GPGPU is good for now because it works on existing hardware (there are far more compute-capable GPUs than Haswell processors at the moment...).
BenchPress - Monday, May 14, 2012 - link
AVX2 is not Intel only. AMD has already implemented AVX support and will add AVX2 support as soon as possible.Furthermore, you can't compare AVX2 to MMX and SSE. The latter two are 'horizontal' SIMD instruction set extensions. They're only suitable for explicit vector math. AVX2 on the other hand is a 'vertical' SIMD instruction set extension. It is highly suitable for the SPMD programming model also used by GPUs. It allows you to write scalar code and just have multiple loop iterations execute in parallel. It's a whole new paradigm for CPUs.
So it will be adopted extremely fast. It is instantly applicable to any GPGPU workload, but more flexible in every way. Meanwhile NVIDIA has crippled GPGPU performance in the GTX 6xx series so developers are not inclined to rely on the GPU for generic computing. One small manufacturer offering APUs isn't going to change that. Intel has the upper hand here.
AMD has to embrace homogeneous computing to stand a chance. With hardware quickly becoming bandwidth limited, ease of programmability will be a primary concern. GPGPU is horrendous in this regard. It's currently impossible to write code which runs well on GPUs from each manufacturer. AVX2 won't suffer from this because it has no heterogeneous bottlenecks, low instruction and memory latencies, great data locality, a large call stack, etc.

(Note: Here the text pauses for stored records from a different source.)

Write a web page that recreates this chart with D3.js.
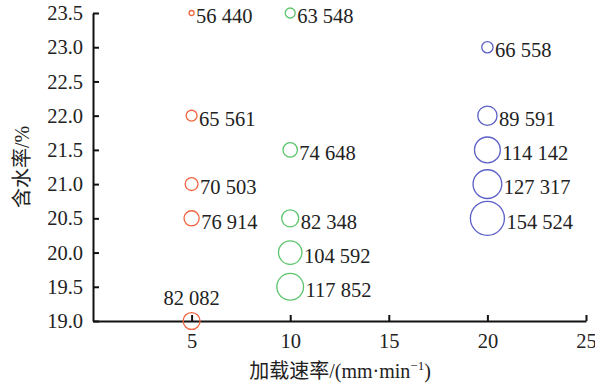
<!DOCTYPE html>
<html lang="zh">
<head>
  <meta charset="UTF-8">
  <title>含水率与加载速率</title>
  <style>
    body {
      margin: 0;
      padding: 0;
      background-color: #fff;
    }
    svg text {
      font-family: "Liberation Serif", "Noto Sans CJK SC", serif;
      fill: #222;
    }
  </style>
</head>
<body>
  <svg id="chart"></svg>

  <script src="https://d3js.org/d3.v7.min.js"></script>
  <script>
    // data
    const rates = [5, 10, 20];
    const seriesColors = ["#f0643f", "#5cc46c", "#5d60c6"];
    const moisture5 = [23.5, 22.0, 21.0, 20.5, 19.0];
    const values5 = [56440, 65561, 70503, 76914, 82082];
    const moisture10 = [23.5, 21.5, 20.5, 20.0, 19.5];
    const values10 = [63548, 74648, 82348, 104592, 117852];
    const moisture20 = [23.0, 22.0, 21.5, 21.0, 20.5];
    const values20 = [66558, 89591, 114142, 127317, 154524];
    const xTicks = [5, 10, 15, 20, 25];
    const yTicks = [19.0, 19.5, 20.0, 20.5, 21.0, 21.5, 22.0, 22.5, 23.0, 23.5];

    const width = 595;
    const height = 386;
    const margin = {top: 13, right: 9, bottom: 65, left: 93};

    const svg = d3.select("#chart")
      .attr("width", width)
      .attr("height", height);

    const x = d3.scaleLinear()
      .domain([0, 25])
      .range([margin.left, width - margin.right]);

    const y = d3.scaleLinear()
      .domain([19, 23.5])
      .range([height - margin.bottom, margin.top]);

    // bubble size
    const r = d3.scaleLog()
      .domain([56440, 63548, 154524])
      .range([2.5, 5, 17]);

    const points = [];
    [[moisture5, values5], [moisture10, values10], [moisture20, values20]].forEach((s, i) => {
      s[0].forEach((m, j) => {
        points.push({rate: rates[i], moisture: m, value: s[1][j], color: seriesColors[i]});
      });
    });

    const fmt = v => d3.format(",")(v).replace(",", " ");

    // axes
    const xAxis = svg.append("g")
      .attr("transform", `translate(0,${y(19)})`)
      .call(d3.axisBottom(x).tickValues(xTicks).tickSizeInner(-6).tickSizeOuter(0).tickPadding(12));

    const yAxis = svg.append("g")
      .attr("transform", `translate(${x(0)},0)`)
      .call(d3.axisLeft(y).tickValues(yTicks).tickFormat(d3.format(".1f")).tickSizeInner(-6).tickSizeOuter(0).tickPadding(10));

    [xAxis, yAxis].forEach(a => {
      a.select(".domain").attr("stroke", "#111").attr("stroke-width", 2);
      a.selectAll(".tick line").attr("stroke", "#111").attr("stroke-width", 2);
      a.selectAll(".tick text")
        .style("font-family", "'Liberation Serif', serif")
        .style("font-size", "20.5px")
        .attr("fill", "#333");
    });

    // bubbles
    svg.append("g")
      .selectAll("circle")
      .data(points)
      .join("circle")
      .attr("cx", d => x(d.rate))
      .attr("cy", d => y(d.moisture))
      .attr("r", d => r(d.value))
      .attr("fill", "none")
      .attr("stroke", d => d.color)
      .attr("stroke-width", 1.3);

    // value labels
    svg.append("g")
      .selectAll("text")
      .data(points)
      .join("text")
      .attr("x", d => d.moisture === 19 ? x(d.rate) : x(d.rate) + r(d.value) + 2)
      .attr("y", d => d.moisture === 19 ? y(d.moisture) - r(d.value) - 8 : y(d.moisture))
      .attr("dy", d => d.moisture === 19 ? 0 : "0.5em")
      .attr("text-anchor", d => d.moisture === 19 ? "middle" : "start")
      .style("font-size", "20.5px")
      .text(d => fmt(d.value));

    // axis titles
    svg.append("text")
      .attr("transform", `translate(29,${(y(19) + y(23.5)) / 2}) rotate(-90)`)
      .attr("text-anchor", "middle")
      .style("font-size", "20px")
      .attr("fill", "#333")
      .text("含水率/%");

    const xt = svg.append("text")
      .attr("x", 340)
      .attr("y", 378)
      .attr("text-anchor", "middle")
      .style("font-size", "20px")
      .attr("fill", "#333");
    xt.append("tspan").text("加载速率/(mm·min");
    xt.append("tspan").attr("dy", -8).style("font-size", "13px").text("−1");
    xt.append("tspan").attr("dy", 8).text(")");
  </script>
</body>
</html>
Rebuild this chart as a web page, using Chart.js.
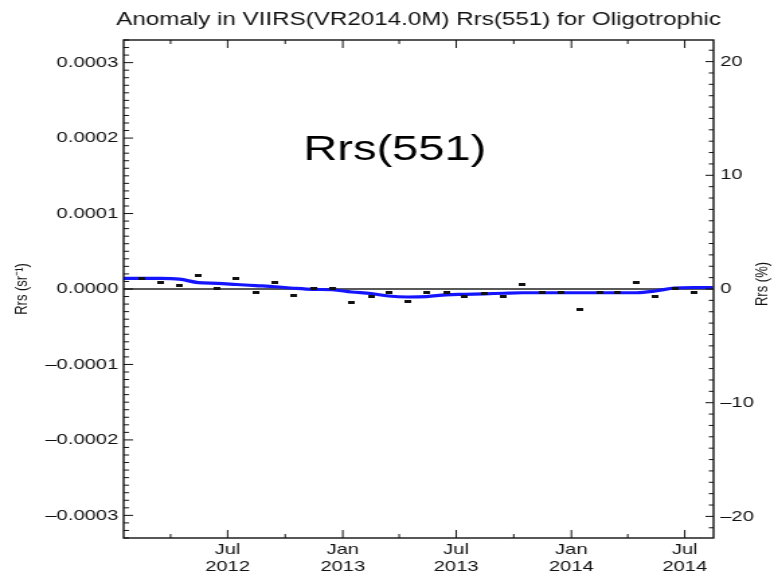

Jaybus - Thursday, May 17, 2012 - link
There is little doubt that coding for AVX2 is less complex than coding for GPGPU. But what would happen if those bandwidth bottlenecks were drastically mitigated? Say Intel gets their on chip silicon photonics stuff working and enables a chip-to-chip optical bus with a subsequent orders of magnitude increase of bandwidth. Would it still be better to have all linked chips have identical cores? Or would it be better to have a mix, where all cores of a particular chip were homogenous, but each chip may have a different type of core? II can see advantages to both, but for programming and OS scheduling, a bunch of like cores are certainly simpler.